Maybe. But I think NMH syndrome would come into play, and we'd be issuing Savage's to the troops
Good point ... probably right about the Savage (which wouldn't have been a bad thing ... I'm still happier that JMB was around)
 
The Hi-Power and 1911 seem to be the only truly popular American-designed auto's, unless one counts the S&W's. What I'ma gettin' at is this. Without Browning, perhaps auto's would be unpopular in America to this day. Maybe the revolver would have achieved a higher degree of sophistication. Maybe combat revolvers would have quick-change cylinders, or perhaps we'd all have Mateba-type semi-auto revo's.

just a thought
 
Probably nothing would have changed. History always has a runner-up for those who make a big difference in our world. Newton/Leibnitz (Calculus), Einstein/Lorentz (The theory of Relativity), Ford/Duryea (The assembly line automobile), Gates/Jobs (The dominant operating system), etc., etc., etc.
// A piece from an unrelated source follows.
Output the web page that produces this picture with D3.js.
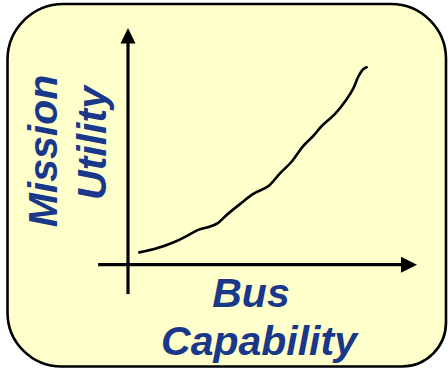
<!DOCTYPE html>
<html>
<head>
<meta charset="utf-8">
<script src="https://cdn.jsdelivr.net/npm/d3@7"></script>
<style>
  html, body { margin: 0; padding: 0; background: #ffffff; }
  svg { display: block; }
  .label { font-family: "Liberation Sans", Arial, sans-serif; font-weight: bold; font-style: italic; fill: #1a388a; }
</style>
</head>
<body>
<svg id="chart" width="448" height="371"></svg>
<script>
// Bus capability (x) vs. mission utility (y), arbitrary units 0–10
const capability = [0.39, 0.99, 1.62, 2.02, 2.42, 2.83, 3.11, 3.40, 3.86, 4.32, 4.84,
                    5.24, 5.64, 6.04, 6.39, 6.68, 7.14, 7.54, 7.77, 7.94, 8.11, 8.23];
const utility    = [0.52, 0.69, 0.97, 1.21, 1.47, 1.61, 1.77, 2.10, 2.56, 2.99, 3.32,
                    3.86, 4.35, 5.01, 5.44, 5.86, 6.37, 6.99, 7.45, 7.94, 8.26, 8.34];
const xTitle = "Bus Capability".split(" ");
const yTitle = ["Mission", "Utility"];

const svg = d3.select("#chart");

// Rounded panel
function panelPath(l, t, r, b, rTL, rTR, rBR, rBL) {
  const p = d3.path();
  p.moveTo(l + rTL, t);
  p.lineTo(r - rTR, t);
  p.arcTo(r, t, r, t + rTR, rTR);
  p.lineTo(r, b - rBR);
  p.arcTo(r, b, r - rBR, b, rBR);
  p.lineTo(l + rBL, b);
  p.arcTo(l, b, l, b - rBL, rBL);
  p.lineTo(l, t + rTL);
  p.arcTo(l, t, l + rTL, t, rTL);
  p.closePath();
  return p.toString();
}
svg.append("path")
  .attr("d", panelPath(7.5, 4, 446, 366.5, 56, 55, 44, 54))
  .attr("fill", "#ffffcc")
  .attr("stroke", "#000")
  .attr("stroke-width", 2.6);

const x = d3.scaleLinear().domain([0, 10]).range([128, 418]);
const y = d3.scaleLinear().domain([0, 10]).range([264.7, 28]);

// Axes with arrowheads
const axisColor = "#000";
svg.append("line")
  .attr("x1", x(-1.03)).attr("x2", x(9.5))
  .attr("y1", y(0)).attr("y2", y(0))
  .attr("stroke", axisColor).attr("stroke-width", 3.2);
svg.append("line")
  .attr("x1", x(0)).attr("x2", x(0))
  .attr("y1", y(-1.24)).attr("y2", y(9.5))
  .attr("stroke", axisColor).attr("stroke-width", 3.2);

const xTip = x(10) - 1;
svg.append("path")
  .attr("d", `M${xTip},${y(0)} L${xTip - 16},${y(0) - 8} L${xTip - 16},${y(0) + 8} Z`)
  .attr("fill", axisColor);
const yTip = y(10);
svg.append("path")
  .attr("d", `M${x(0)},${yTip} L${x(0) - 7.5},${yTip + 15.5} L${x(0) + 7.5},${yTip + 15.5} Z`)
  .attr("fill", axisColor);

// Utility curve
const pts = capability.map((c, i) => [c, utility[i]]);
svg.append("path")
  .datum(pts)
  .attr("d", d3.line().x(d => x(d[0])).y(d => y(d[1])).curve(d3.curveCatmullRom.alpha(0.5)))
  .attr("fill", "none")
  .attr("stroke", "#000")
  .attr("stroke-width", 2.6)
  .attr("stroke-linecap", "round")
  .attr("stroke-linejoin", "round");

// Axis titles
const fs = 41;
svg.append("text").attr("class", "label")
  .attr("x", 251).attr("y", 307)
  .attr("text-anchor", "middle").style("font-size", fs + "px")
  .text(xTitle[0]);
svg.append("text").attr("class", "label")
  .attr("x", 259).attr("y", 355)
  .attr("text-anchor", "middle").style("font-size", fs + "px")
  .text(xTitle[1]);

svg.append("text").attr("class", "label")
  .attr("transform", "translate(57,151) rotate(-90)")
  .attr("text-anchor", "middle").style("font-size", fs + "px")
  .text(yTitle[0]);
svg.append("text").attr("class", "label")
  .attr("transform", "translate(106,143) rotate(-90)")
  .attr("text-anchor", "middle").style("font-size", fs + "px")
  .text(yTitle[1]);
</script>
</body>
</html>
Had the famous ones died prematurely, we'd all know the second names by heart.
 
I don't believe that J.M.Browning invented the blow back design. In that case logic would have it that with revolvers using superior cartridges, some engineers would have been looking into how to accomplish this. It was the lugs that accomplished it so I'm sure someone else would have eventually saw this.
Rember it was a frenchman that refined the Browning High Power. There have been some really innovative designers since J.M.B. Notably, Luger, Sauer (Sig Sauer), Heckler & Koch and the Russians that developed the Mak's and AK 47.
One thing feeds off another allowing for further progression. Look how far we have come from the Wright Bros., Henry Ford and others. DaVinci had ideas
that weren't developed until the 20th century, i.e. the helicopter and parachute.